**WHAT YOU WILL DO**
Indicate only the number of lines in the listing below in which the word "React" appears.
+ + + +
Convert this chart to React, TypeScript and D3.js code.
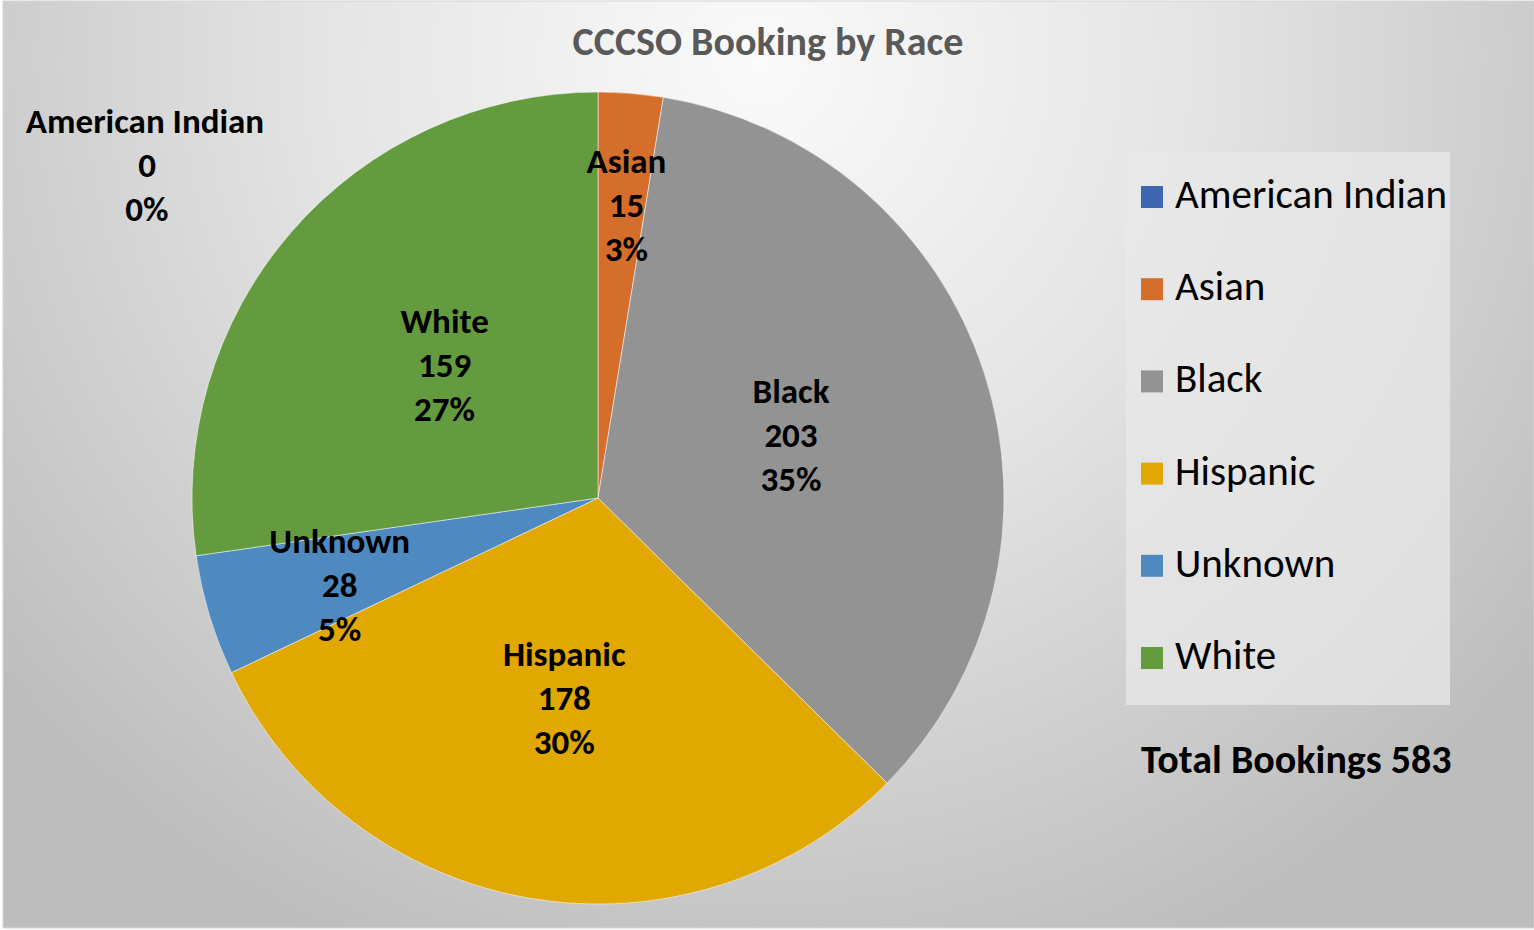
import React from "react";
import * as d3 from "d3";

const categories = ["American Indian", "Asian", "Black", "Hispanic", "Unknown", "White"];
const values = [0, 15, 203, 178, 28, 159];
const percentLabels = ["0%", "3%", "35%", "30%", "5%", "27%"];
const colors = ["#3F66B0", "#D56D2B", "#939393", "#E0A800", "#4E8AC0", "#639B3E"];
const title = "CCCSO Booking by Race";
const totalLabel = "Total Bookings 583";

// layout: label nudges from the slice centroid (Excel best-fit placement)
const labelNudgeX = [0, 12, 0, 0, -64, 0];
const labelNudgeY = [0, -91, 0, 0, 28, 0];

const W = 1534;
const H = 930;
const cx = 598;
const cy = 498;
const R = 406;
const FONT = "Carlito, Calibri, Lato, sans-serif";

export default function App() {
  const pie = d3
    .pie<number>()
    .sort(null)
    .startAngle(0)
    .endAngle(2 * Math.PI)(values);
  const arc = d3.arc<d3.PieArcDatum<number>>().innerRadius(0).outerRadius(R);
  const labelArc = d3.arc<d3.PieArcDatum<number>>().innerRadius(0).outerRadius(R);

  const legendY = d3.scalePoint<string>().domain(categories).range([197, 658]);

  return (
    <svg
      width={W}
      height={H}
      style={{ position: "absolute", left: 0, top: 0, display: "block" }}
    >
      <defs>
        <radialGradient id="bg" gradientUnits="userSpaceOnUse" cx={760} cy={60} r={980}>
          <stop offset="0" stopColor="#fafafa" />
          <stop offset="0.45" stopColor="#e4e4e4" />
          <stop offset="1" stopColor="#bdbdbd" />
        </radialGradient>
      </defs>
      <rect x={3} y={1} width={W - 3} height={H - 3} fill="url(#bg)" stroke="#d4d4d4" strokeWidth={1} />
      <text
        x={768}
        y={55}
        textAnchor="middle"
        fontFamily={FONT}
        fontWeight="bold"
        fontSize={40}
        fill="#595959"
      >
        {title}
      </text>
      <g transform={`translate(${cx},${cy})`}>
        {pie.map((d, i) => (
          <path key={i} d={arc(d) || ""} fill={colors[i]} stroke="#ffffff" strokeOpacity={0.5} strokeWidth={1} />
        ))}
        {pie.map((d, i) => {
          if (values[i] === 0) return null;
          const [x0, y0] = labelArc.centroid(d);
          const x = x0 + labelNudgeX[i];
          const y = y0 + labelNudgeY[i];
          return (
            <g key={"l" + i} fontFamily={FONT} fontWeight="bold" fontSize={35} fill="#000" textAnchor="middle">
              <text x={x} y={y - 44} dominantBaseline="central">{categories[i]}</text>
              <text x={x} y={y} dominantBaseline="central">{values[i]}</text>
              <text x={x} y={y + 44} dominantBaseline="central">{percentLabels[i]}</text>
            </g>
          );
        })}
      </g>
      {/* zero-value label placed outside by Excel */}
      <g fontFamily={FONT} fontWeight="bold" fontSize={35} fill="#000" textAnchor="middle">
        <text x={145} y={121} dominantBaseline="central">{categories[0]}</text>
        <text x={147} y={165} dominantBaseline="central">{values[0]}</text>
        <text x={147} y={209} dominantBaseline="central">{percentLabels[0]}</text>
      </g>
      <rect x={1126} y={152} width={324} height={553} fill="#e8e8e8" fillOpacity={0.75} />
      {categories.map((c, i) => (
        <g key={"lg" + i}>
          <rect x={1141} y={(legendY(c) as number) - 11} width={22} height={22} fill={colors[i]} />
          <text
            x={1175}
            y={(legendY(c) as number) + 11}
            fontFamily={FONT}
            fontSize={41}
            fill="#000"
          >
            {c}
          </text>
        </g>
      ))}
      <text x={1141} y={773} fontFamily={FONT} fontWeight="bold" fontSize={40} fill="#000">
        {totalLabel}
      </text>
    </svg>
  );
}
+ + + +
**RESPONSE TO THE EXERCISE**
2